Consumer Reports recently released data from its 2022 reliability survey, and like prior years, this survey gathered reliability data from thousands of car owners. The survey asked car owners about how reliable their cars were, but also which parts of their cars were or weren’t reliable, such as the car’s infotainment or performance features. Toyota is a Japanese automaker that’s well-known for making reliable cars, but surprisingly, only one 2022 Toyota model improved on its reliability rating compared to last year.
A look at Consumer Reports’ 2022 reliability survey
Consumer Reports reliability survey received data on over 300,000 cars. A lot of the results aren’t too surprising, but there are some new insights. F
or example, unsurprisingly, sedans are still the most reliable segment. On the other hand, while many drivers are switching from a small car to an SUV or truck, this isn’t a great idea as far as reliability goes. SUVs generally have a worse reliability rating than sedans do, and trucks are even worse.
As far as cleaner vehicles go, traditional hybrids seem to be the most reliable option of them all. Plug-in hybrids as well as full-fledged EVs have more reliability issues than traditional hybrids do. Some of those issues are minor, while others are unique to them.
For instance, many owners are reporting problems with their car’s battery pack or charging systems. Others are reporting problems with their EV’s infotainment system.
The Toyota Corolla Hatchback is the only 2022 Toyota model that improved its reliability rating
On top of those findings, since Consumer Reports uses that data to create its reliability rating, this year’s survey showed how some cars got worse and how some cars got better. Toyota has one of each.
The Toyota Tundra, which is the Japanese automaker’s full-size pickup truck, saw a decline in its reliability rating. On the other hand, the Corolla Hatchback is the only Toyota model that saw an improvement in its reliability rating.
The Corolla Hatchback is simply the hatchback version of the popular Corolla compact sedan. It starts at about $23,000 MSRP, which makes it about $1,500 more expensive than the regular Corolla.
It starts with the same engine that the Corolla starts with, and it’s a 2.0-liter four-cylinder that gets 169 hp. There are some differences in how the Corolla Hatchback drives, however, and it handles better than the regular version does.

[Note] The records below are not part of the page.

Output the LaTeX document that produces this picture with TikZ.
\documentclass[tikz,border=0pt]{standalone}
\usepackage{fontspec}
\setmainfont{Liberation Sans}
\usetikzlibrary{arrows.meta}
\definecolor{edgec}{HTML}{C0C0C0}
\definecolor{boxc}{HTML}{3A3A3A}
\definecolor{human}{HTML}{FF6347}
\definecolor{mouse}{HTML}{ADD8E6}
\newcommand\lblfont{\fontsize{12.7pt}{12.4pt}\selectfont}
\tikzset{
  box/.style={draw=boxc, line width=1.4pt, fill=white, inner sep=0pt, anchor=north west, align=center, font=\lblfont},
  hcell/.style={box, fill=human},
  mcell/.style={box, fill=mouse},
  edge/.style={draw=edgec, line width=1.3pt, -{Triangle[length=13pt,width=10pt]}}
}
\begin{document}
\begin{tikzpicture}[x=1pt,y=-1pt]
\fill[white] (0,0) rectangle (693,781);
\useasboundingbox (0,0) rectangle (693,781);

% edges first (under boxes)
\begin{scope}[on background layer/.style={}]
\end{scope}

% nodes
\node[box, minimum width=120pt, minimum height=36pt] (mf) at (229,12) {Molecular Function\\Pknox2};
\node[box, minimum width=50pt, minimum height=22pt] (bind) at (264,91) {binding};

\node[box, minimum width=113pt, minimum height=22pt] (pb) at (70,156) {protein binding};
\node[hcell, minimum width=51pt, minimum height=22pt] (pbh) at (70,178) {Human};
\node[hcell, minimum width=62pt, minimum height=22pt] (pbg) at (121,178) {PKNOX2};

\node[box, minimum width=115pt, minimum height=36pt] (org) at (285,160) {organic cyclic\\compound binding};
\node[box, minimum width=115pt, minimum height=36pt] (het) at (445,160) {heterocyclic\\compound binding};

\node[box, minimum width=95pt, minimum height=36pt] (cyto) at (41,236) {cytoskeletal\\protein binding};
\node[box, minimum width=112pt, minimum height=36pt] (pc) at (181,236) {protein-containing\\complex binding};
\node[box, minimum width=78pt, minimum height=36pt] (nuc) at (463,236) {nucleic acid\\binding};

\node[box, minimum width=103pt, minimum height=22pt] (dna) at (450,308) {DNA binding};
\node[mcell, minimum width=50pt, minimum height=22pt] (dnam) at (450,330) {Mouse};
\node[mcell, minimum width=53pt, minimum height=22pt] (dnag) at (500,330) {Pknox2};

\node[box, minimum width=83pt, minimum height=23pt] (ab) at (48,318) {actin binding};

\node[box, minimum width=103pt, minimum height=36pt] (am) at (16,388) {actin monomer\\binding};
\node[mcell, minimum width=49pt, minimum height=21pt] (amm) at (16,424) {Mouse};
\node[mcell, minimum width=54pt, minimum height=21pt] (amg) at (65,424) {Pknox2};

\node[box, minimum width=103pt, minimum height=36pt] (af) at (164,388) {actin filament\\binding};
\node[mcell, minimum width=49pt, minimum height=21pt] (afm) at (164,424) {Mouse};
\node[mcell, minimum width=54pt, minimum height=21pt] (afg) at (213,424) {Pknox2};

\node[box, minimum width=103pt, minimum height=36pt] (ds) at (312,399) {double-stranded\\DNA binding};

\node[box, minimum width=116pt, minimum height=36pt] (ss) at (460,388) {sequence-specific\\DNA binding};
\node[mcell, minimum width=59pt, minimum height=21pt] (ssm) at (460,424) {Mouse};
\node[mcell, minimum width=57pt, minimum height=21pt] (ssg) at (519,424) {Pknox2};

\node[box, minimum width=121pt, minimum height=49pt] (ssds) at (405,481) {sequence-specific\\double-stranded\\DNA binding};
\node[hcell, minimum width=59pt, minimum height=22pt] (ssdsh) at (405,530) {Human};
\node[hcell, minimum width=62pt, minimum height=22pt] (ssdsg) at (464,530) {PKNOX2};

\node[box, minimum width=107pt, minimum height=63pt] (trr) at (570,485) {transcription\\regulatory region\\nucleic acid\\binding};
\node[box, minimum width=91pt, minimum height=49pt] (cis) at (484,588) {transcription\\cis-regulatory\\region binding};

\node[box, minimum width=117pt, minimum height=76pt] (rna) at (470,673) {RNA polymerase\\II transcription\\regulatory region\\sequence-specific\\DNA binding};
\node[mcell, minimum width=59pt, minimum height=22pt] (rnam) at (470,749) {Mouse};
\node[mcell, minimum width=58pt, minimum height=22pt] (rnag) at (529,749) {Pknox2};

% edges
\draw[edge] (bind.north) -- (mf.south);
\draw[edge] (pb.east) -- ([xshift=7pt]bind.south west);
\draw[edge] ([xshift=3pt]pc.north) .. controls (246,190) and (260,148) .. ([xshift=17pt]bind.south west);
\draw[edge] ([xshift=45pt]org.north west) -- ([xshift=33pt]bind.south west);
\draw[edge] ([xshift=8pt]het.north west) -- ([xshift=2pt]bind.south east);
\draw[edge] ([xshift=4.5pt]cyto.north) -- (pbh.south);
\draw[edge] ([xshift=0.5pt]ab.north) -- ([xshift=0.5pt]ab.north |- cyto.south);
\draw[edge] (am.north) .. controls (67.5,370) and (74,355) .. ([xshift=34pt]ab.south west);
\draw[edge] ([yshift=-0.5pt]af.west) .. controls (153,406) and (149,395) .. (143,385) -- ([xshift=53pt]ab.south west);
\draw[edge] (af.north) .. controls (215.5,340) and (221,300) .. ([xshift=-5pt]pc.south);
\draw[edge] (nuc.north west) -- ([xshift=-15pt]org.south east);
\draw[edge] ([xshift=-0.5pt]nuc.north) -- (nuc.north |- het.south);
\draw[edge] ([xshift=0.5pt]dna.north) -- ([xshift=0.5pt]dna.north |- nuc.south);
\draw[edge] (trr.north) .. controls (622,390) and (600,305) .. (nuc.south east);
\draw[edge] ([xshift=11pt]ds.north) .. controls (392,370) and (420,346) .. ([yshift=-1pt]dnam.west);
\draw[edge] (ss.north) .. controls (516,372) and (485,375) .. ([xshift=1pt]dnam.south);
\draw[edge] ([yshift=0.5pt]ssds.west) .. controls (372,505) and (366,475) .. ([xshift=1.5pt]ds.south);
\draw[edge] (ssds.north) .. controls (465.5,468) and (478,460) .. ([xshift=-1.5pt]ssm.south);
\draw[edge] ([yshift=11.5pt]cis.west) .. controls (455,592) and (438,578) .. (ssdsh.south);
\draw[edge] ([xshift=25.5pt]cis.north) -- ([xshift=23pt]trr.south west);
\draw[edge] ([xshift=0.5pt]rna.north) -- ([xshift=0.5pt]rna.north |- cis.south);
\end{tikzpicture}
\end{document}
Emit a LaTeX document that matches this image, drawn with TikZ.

That engine is paired to a CVT, and front-wheel drive is the only option. This setup allows the Corolla Hatchback to get an estimated 31 mpg in the city and 40 mpg on highways, for 36 mpg combined. Additionally, it comes with an 8-inch touchscreen, long list of smart safety features, and it has a max cargo capacity of about 23 cu. ft.
A lot of other cars improved their reliability ratings though
In addition to the Corolla Hatchback, a lot of other cars saw an improvement in their reliability ratings, and most of them were SUVs. The Ford Escape Hybrid improved its reliability rating significantly thanks to the fact that owners reported few issues with the car. As a result, this Ford hybrid SUV is now recommended by Consumer Reports.
The Audi Q3, the Buick Enclave, the Genesis GV70, the Lincoln Corsair, and the Lincoln Nautilus are all luxury SUVs that improved their reliability scores. A lot of cars that car shoppers may think are reliable also improved their reliability scores. That includes the Hyundai Santa Fe, the Kia Soul, the Nissan Rogue, and the Subaru Ascent. Additionally, luxury sedans such as the Genesis G80, the Volvo S60, and the Chevy Corvette saw reliability improvements.
When shopping for a new car its important to look for a car that is trending in the right direction in terms of reliability. So make sure to keep an eye on the latest reliability reports.